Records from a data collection
▽

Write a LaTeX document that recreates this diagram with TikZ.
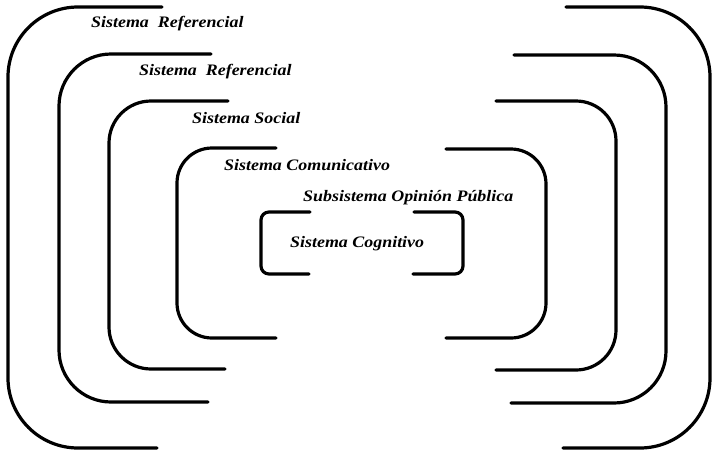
\documentclass[tikz,border=0pt]{standalone}
\usepackage{fontspec}
\setmainfont{Liberation Serif}
\newcommand{\widetext}[1]{\scalebox{1.12}[1]{#1}}
\begin{document}
\begin{tikzpicture}[x=1pt,y=-1pt,
  bracket/.style={line width=3.2pt, line cap=round},
  label/.style={anchor=west, inner sep=0pt, font=\fontsize{16}{18}\selectfont\bfseries\itshape}]
\useasboundingbox (0,0) rectangle (713,451);
% left halves, outermost to innermost
\draw[bracket, rounded corners=70pt] (162,7) -- (8,7) -- (8,448) -- (157,448);
\draw[bracket, rounded corners=52pt] (211,54) -- (59,54) -- (59,402) -- (208,402);
\draw[bracket, rounded corners=42pt] (228,101) -- (109,101) -- (109,369) -- (225,369);
\draw[bracket, rounded corners=35pt] (276,148) -- (177,148) -- (177,338) -- (276,338);
\draw[bracket, rounded corners=8pt] (310,212) -- (261,212) -- (261,274) -- (309,274);
% right halves
\draw[bracket, rounded corners=70pt] (566,7) -- (710,7) -- (710,448) -- (563,448);
\draw[bracket, rounded corners=52pt] (514,55) -- (666,55) -- (666,403) -- (511,403);
\draw[bracket, rounded corners=40pt] (496,101) -- (616,101) -- (616,370) -- (496,370);
\draw[bracket, rounded corners=35pt] (446,149) -- (546,149) -- (546,338) -- (446,338);
\draw[bracket, rounded corners=8pt] (414,212) -- (463,212) -- (463,274) -- (413,274);
% labels
\node[label] (ref1) at (91,24) {\widetext{Sistema\ \ Referencial}};
\node[label] (ref2) at (139,72) {\widetext{Sistema\ \ Referencial}};
\node[label] (soc) at (192,118) {\widetext{Sistema Social}};
\node[label] (com) at (224,165) {\widetext{Sistema Comunicativo}};
\node[label] (op) at (303,198) {\widetext{Subsistema Opinión Pública}};
\node[label] (cog) at (290,244) {\widetext{Sistema Cognitivo}};
\end{tikzpicture}
\end{document}
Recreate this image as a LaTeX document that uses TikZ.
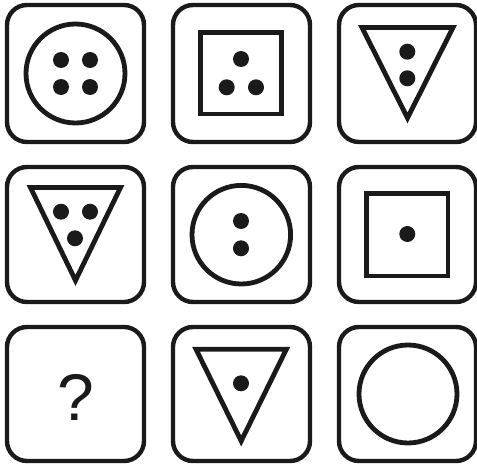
\documentclass[tikz,border=0pt]{standalone}
\usepackage{fontspec}
\setmainfont{Liberation Sans}
\definecolor{ink}{HTML}{1A1A1A}
\begin{document}
\begin{tikzpicture}[x=1pt,y=-1pt,
  tile/.style={draw=ink,line width=4.4pt,rounded corners=20pt},
  fig/.style={draw=ink,line width=4.8pt},
  dot/.style={fill=ink}]
\useasboundingbox (0,0) rectangle (477,468);
% tiles
\foreach \x in {7,173,339}{
  \draw[tile] (\x,5) rectangle ++(137,137);
  \draw[tile] (\x,167) rectangle ++(137,135);
  \draw[tile] (\x,327) rectangle ++(137,134);
}
% cell 1
\draw[fig] (75.5,73.5) circle[radius=49.5];
\foreach \p in {(61,60),(90,60),(61,87),(90,87)} \fill[dot] \p circle[radius=8];
% cell 2
\draw[fig] (200.5,32.5) rectangle (281.5,114);
\foreach \p in {(241,59),(226.7,87.3),(256,87.3)} \fill[dot] \p circle[radius=8];
% cell 3
\draw[fig] (362,27.5) -- (453,27.5) -- (407.5,118) -- cycle;
\foreach \p in {(407.3,51.7),(407.3,78.3)} \fill[dot] \p circle[radius=8];
% cell 4
\draw[fig] (30.5,187.5) -- (120.5,187.5) -- (75.5,280.5) -- cycle;
\foreach \p in {(61,211.7),(90,211.7),(75,238.3)} \fill[dot] \p circle[radius=8];
% cell 5
\draw[fig] (241.3,234.7) circle[radius=49.3];
\foreach \p in {(241,221),(241,248.3)} \fill[dot] \p circle[radius=8];
% cell 6
\draw[fig] (366.5,193.5) rectangle (448,276);
\fill[dot] (407.3,234) circle[radius=8];
% cell 7
\node[anchor=base,inner sep=0pt,text=ink,font=\fontsize{66}{66}\selectfont] (q) at (75.5,420) {?};
% cell 8
\draw[fig] (196,349.2) -- (286.4,349.2) -- (241.2,441) -- cycle;
\fill[dot] (241,383.3) circle[radius=8];
% cell 9
\draw[fig] (408,394) circle[radius=49];
\end{tikzpicture}
\end{document}
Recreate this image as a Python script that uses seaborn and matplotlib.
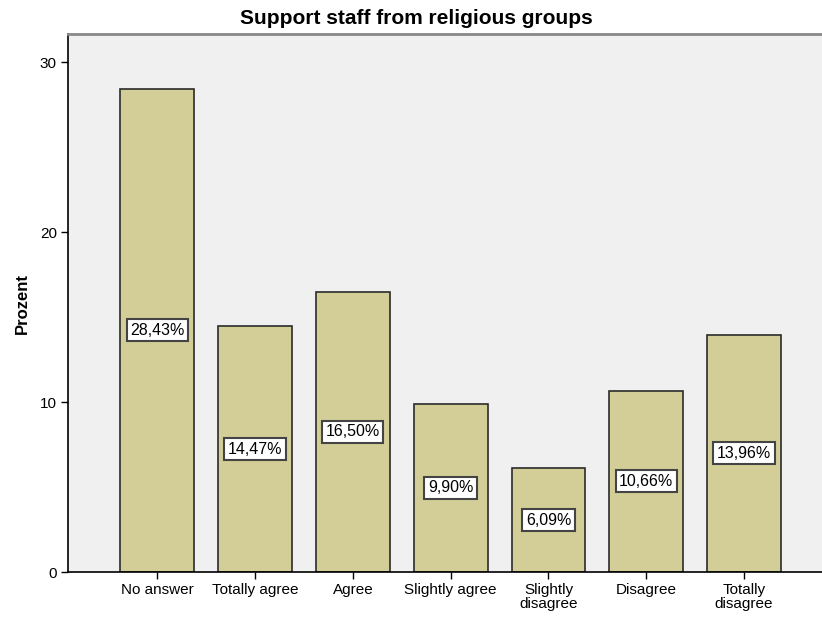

△

Reproduce each entry precisely. Leave the pictures out.

Solved exercise:
Write a LaTeX document that recreates this diagram with TikZ.
\documentclass[tikz,border=0pt]{standalone}
\usepackage{fontspec}
\setmainfont{Liberation Serif}
\newcommand{\widetext}[1]{\scalebox{1.12}[1]{#1}}
\begin{document}
\begin{tikzpicture}[x=1pt,y=-1pt,
  bracket/.style={line width=3.2pt, line cap=round},
  label/.style={anchor=west, inner sep=0pt, font=\fontsize{16}{18}\selectfont\bfseries\itshape}]
\useasboundingbox (0,0) rectangle (713,451);
% left halves, outermost to innermost
\draw[bracket, rounded corners=70pt] (162,7) -- (8,7) -- (8,448) -- (157,448);
\draw[bracket, rounded corners=52pt] (211,54) -- (59,54) -- (59,402) -- (208,402);
\draw[bracket, rounded corners=42pt] (228,101) -- (109,101) -- (109,369) -- (225,369);
\draw[bracket, rounded corners=35pt] (276,148) -- (177,148) -- (177,338) -- (276,338);
\draw[bracket, rounded corners=8pt] (310,212) -- (261,212) -- (261,274) -- (309,274);
% right halves
\draw[bracket, rounded corners=70pt] (566,7) -- (710,7) -- (710,448) -- (563,448);
\draw[bracket, rounded corners=52pt] (514,55) -- (666,55) -- (666,403) -- (511,403);
\draw[bracket, rounded corners=40pt] (496,101) -- (616,101) -- (616,370) -- (496,370);
\draw[bracket, rounded corners=35pt] (446,149) -- (546,149) -- (546,338) -- (446,338);
\draw[bracket, rounded corners=8pt] (414,212) -- (463,212) -- (463,274) -- (413,274);
% labels
\node[label] (ref1) at (91,24) {\widetext{Sistema\ \ Referencial}};
\node[label] (ref2) at (139,72) {\widetext{Sistema\ \ Referencial}};
\node[label] (soc) at (192,118) {\widetext{Sistema Social}};
\node[label] (com) at (224,165) {\widetext{Sistema Comunicativo}};
\node[label] (op) at (303,198) {\widetext{Subsistema Opinión Pública}};
\node[label] (cog) at (290,244) {\widetext{Sistema Cognitivo}};
\end{tikzpicture}
\end{document}
Recreate this image as a LaTeX document that uses TikZ.
\documentclass[tikz,border=0pt]{standalone}
\usepackage{fontspec}
\setmainfont{Liberation Sans}
\definecolor{ink}{HTML}{1A1A1A}
\begin{document}
\begin{tikzpicture}[x=1pt,y=-1pt,
  tile/.style={draw=ink,line width=4.4pt,rounded corners=20pt},
  fig/.style={draw=ink,line width=4.8pt},
  dot/.style={fill=ink}]
\useasboundingbox (0,0) rectangle (477,468);
% tiles
\foreach \x in {7,173,339}{
  \draw[tile] (\x,5) rectangle ++(137,137);
  \draw[tile] (\x,167) rectangle ++(137,135);
  \draw[tile] (\x,327) rectangle ++(137,134);
}
% cell 1
\draw[fig] (75.5,73.5) circle[radius=49.5];
\foreach \p in {(61,60),(90,60),(61,87),(90,87)} \fill[dot] \p circle[radius=8];
% cell 2
\draw[fig] (200.5,32.5) rectangle (281.5,114);
\foreach \p in {(241,59),(226.7,87.3),(256,87.3)} \fill[dot] \p circle[radius=8];
% cell 3
\draw[fig] (362,27.5) -- (453,27.5) -- (407.5,118) -- cycle;
\foreach \p in {(407.3,51.7),(407.3,78.3)} \fill[dot] \p circle[radius=8];
% cell 4
\draw[fig] (30.5,187.5) -- (120.5,187.5) -- (75.5,280.5) -- cycle;
\foreach \p in {(61,211.7),(90,211.7),(75,238.3)} \fill[dot] \p circle[radius=8];
% cell 5
\draw[fig] (241.3,234.7) circle[radius=49.3];
\foreach \p in {(241,221),(241,248.3)} \fill[dot] \p circle[radius=8];
% cell 6
\draw[fig] (366.5,193.5) rectangle (448,276);
\fill[dot] (407.3,234) circle[radius=8];
% cell 7
\node[anchor=base,inner sep=0pt,text=ink,font=\fontsize{66}{66}\selectfont] (q) at (75.5,420) {?};
% cell 8
\draw[fig] (196,349.2) -- (286.4,349.2) -- (241.2,441) -- cycle;
\fill[dot] (241,383.3) circle[radius=8];
% cell 9
\draw[fig] (408,394) circle[radius=49];
\end{tikzpicture}
\end{document}
Recreate this image as a Python script that uses seaborn and matplotlib.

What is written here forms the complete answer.